I think that picture is my new background screen.


----------



## Mightyquinn (Jan 31, 2017)

Ware said:


> This isn't mine, but I look at it sometimes when I think I've done too much topdressing...


You have me curious at what your soil looks like now 

That is another reason to aerate before topdressing so the sand gets incorporated into the soil profile better.


----------



## Redtenchu (Jan 28, 2017)

That's very cool, that picture makes me want to eat cake! Just kidding, I always want to eat cake...


----------



## Concretestorm (May 21, 2017)

Well, I started again today. Here are a couple pictures.


----------



## Concretestorm (May 21, 2017)

I decided to patch some areas.


----------



## Concretestorm (May 21, 2017)

And lastly, here is my sample of a low spot 10 days later. I hope this picture helps people understand what the bermuda is capable of doing.


----------



## Concretestorm (May 21, 2017)

The second leveling worked wonders. I mowed today and it was very smooth. However, I have decided that I'm going to raise my HOC to 1" because of all the contours in the yard.


----------



## J_nick (Jan 28, 2017)

.5 to 1" is quite the jump in the reel mower world. I'd give it a go at 5/8 - 3/4" and see how you like it. It's easy to go up in HOC but a lot more work to go back down. Just my .02


----------



## Ware (Jan 28, 2017)

That's probably what I would do, too... Give it a couple cuts at those intermediate steps and see how it looks.

I still tell people some of the best looking bermuda I've ever had was cut at 3/4" with a Tru-Cut.


----------



## Concretestorm (May 21, 2017)

I'm not going to go all at once, but work my way to around 1". It is really difficult to see everyones flat yards and know that isn't possible for us. There are several flat areas that I will cut short and I think the contrast will be nice for the family.


----------



## jayhawk (Apr 18, 2017)

Concretestorm said:


> It is really difficult to see everyones flat yards and know that isn't possible for us. There are several flat areas that I will cut short and I think the contrast will be nice for the family.
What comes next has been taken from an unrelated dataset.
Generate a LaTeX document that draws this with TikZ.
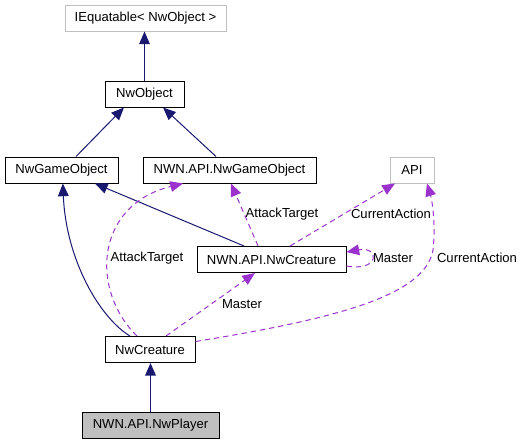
\documentclass[tikz,border=0pt]{standalone}
\usepackage{fontspec}
\setmainfont{Liberation Sans}
\usepackage{xcolor}
\usetikzlibrary{arrows.meta, positioning}
\definecolor{edgeblue}{RGB}{25,25,112}
\definecolor{usepurple}{RGB}{154,50,205}
\definecolor{boxgrey}{RGB}{191,191,191}

\begin{document}
\begin{tikzpicture}[
    x=0.75pt, y=-0.75pt,
    font=\fontsize{9.8}{11}\selectfont,
    classbox/.style={draw=black, fill=white, line width=0.75pt, minimum height=19.5pt, inner sep=0pt},
    extbox/.style={classbox, draw=boxgrey},
    mainbox/.style={classbox, fill=boxgrey},
    inherit/.style={-{Triangle[length=9.5pt,width=8pt]}, line width=0.75pt, draw=edgeblue},
    usage/.style={-{Triangle[length=9.5pt,width=8pt]}, dash pattern=on 4pt off 3pt, line width=0.75pt, draw=usepurple},
    lbl/.style={inner sep=1pt}
]
    \useasboundingbox (0,0) rectangle (528,444);

    % Classes
    \node[extbox, minimum width=120.75pt] (iequatable) at (145.5,18) {IEquatable< NwObject >};
    \node[classbox, minimum width=59.25pt] (nwobject) at (144.5,94) {NwObject};
    \node[classbox, minimum width=84.75pt] (nwgameobject) at (61.5,170) {NwGameObject};
    \node[classbox, minimum width=129.75pt] (apigameobject) at (229.5,170) {NWN.API.NwGameObject};
    \node[extbox, minimum width=33pt] (api) at (412,170) {API};
    \node[classbox, minimum width=111.75pt] (apicreature) at (271.5,259.5) {NWN.API.NwCreature};
    \node[classbox, minimum width=67.5pt] (nwcreature) at (150,349.5) {NwCreature};
    \node[mainbox, minimum width=102.75pt] (nwplayer) at (150.5,425.5) {NWN.API.NwPlayer};

    % Inheritance
    \draw[inherit] (nwobject.north) -- (nwobject.north |- iequatable.south);
    \draw[inherit] ([xshift=10.9pt]nwgameobject.north) -- ([xshift=-15.4pt]nwobject.south);
    \draw[inherit] ([xshift=-10.1pt]apigameobject.north) -- ([xshift=13.9pt]nwobject.south);
    \draw[inherit] ([xshift=-20.6pt]apicreature.north) -- ([xshift=25.1pt]nwgameobject.south);
    \draw[inherit] ([xshift=-15pt]nwcreature.north) .. controls (100,318) and (66,260) .. ([xshift=1pt]nwgameobject.south);
    \draw[inherit, line width=1.1pt] (nwplayer.north) -- (nwplayer.north |- nwcreature.south);

    % Usage
    \draw[usage] ([xshift=-9.75pt]nwcreature.north) .. controls (90,290) and (95,205) .. ([xshift=-34.9pt]apigameobject.south);
    \node[lbl] (lblattack) at (147,258) {AttackTarget};
    \draw[usage] ([xshift=-10.1pt]apicreature.north) -- ([xshift=1.1pt]apigameobject.south);
    \node[lbl] (lblattacktwo) at (282,214) {AttackTarget};
    \draw[usage] ([xshift=13.9pt]apicreature.north) -- ([xshift=-12.75pt]api.south);
    \node[lbl] (lblaction) at (391,214) {CurrentAction};
    \draw[usage] ([yshift=-4.9pt]apicreature.east) .. controls (380,272) and (380,246) .. ([yshift=5.6pt]apicreature.east);
    \node[lbl] (lblmaster) at (393,258) {Master};
    \draw[usage] ([xshift=12pt]nwcreature.north) -- ([xshift=-12.4pt]apicreature.south);
    \node[lbl] (lblmastertwo) at (242,304) {Master};
    \draw[usage] ([yshift=6pt]nwcreature.east) .. controls (340,318) and (425,295) .. (433,250)
        .. controls (436,225) and (432,200) .. ([xshift=11.25pt]api.south);
    \node[lbl] (lblactiontwo) at (477,258) {CurrentAction};
\end{tikzpicture}
\end{document}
I forgot what you're cutting with....but i think you can overcome contours w/a flex head reel (golf courses managed to). Hopefully you have a trucut if you are thinking about cutting some areas shorter and others higher?


----------



## Concretestorm (May 21, 2017)

jayhawk said:


> Concretestorm said:
> 
> 
> > It is really difficult to see everyones flat yards and know that isn't possible for us. There are several flat areas that I will cut short and I think the contrast will be nice for the family.
> ...


I am using a trucut.


----------



## Ware (Jan 28, 2017)

Concretestorm said:


> I am using a trucut.


How is that L36 doing?


----------



## Concretestorm (May 21, 2017)

Ware said:


> Concretestorm said:
> 
> 
> > I am using a trucut.
> ...


Well, the grass is doing great, but I have failed! My dad has been really sick, and I've been distracted. Once I did mow, the grass is so thick that both the tru cut and cal trimmer just float leaving terrible looking lines.

So, today I ordered a used toro flex 21 that will get here next week. I plan on scalping, verticutting, lightly sanding, and fertilizing in hope that I can salvage some of the mess I've made.

By the way, your yard looks amazing.


----------



## J_nick (Jan 28, 2017)

Sorry to hear about your dad I hope he gets better.


----------



## Concretestorm (May 21, 2017)

J_nick said:


> Sorry to hear about your dad I hope he gets better.


Thank you, I appreciate that.


----------



## Ware (Jan 28, 2017)

J_nick said:


> Sorry to hear about your dad I hope he gets better.


+1

The good news is you've got a great cultivar established, and should be able to whip it back into shape in no time. :thumbup:


----------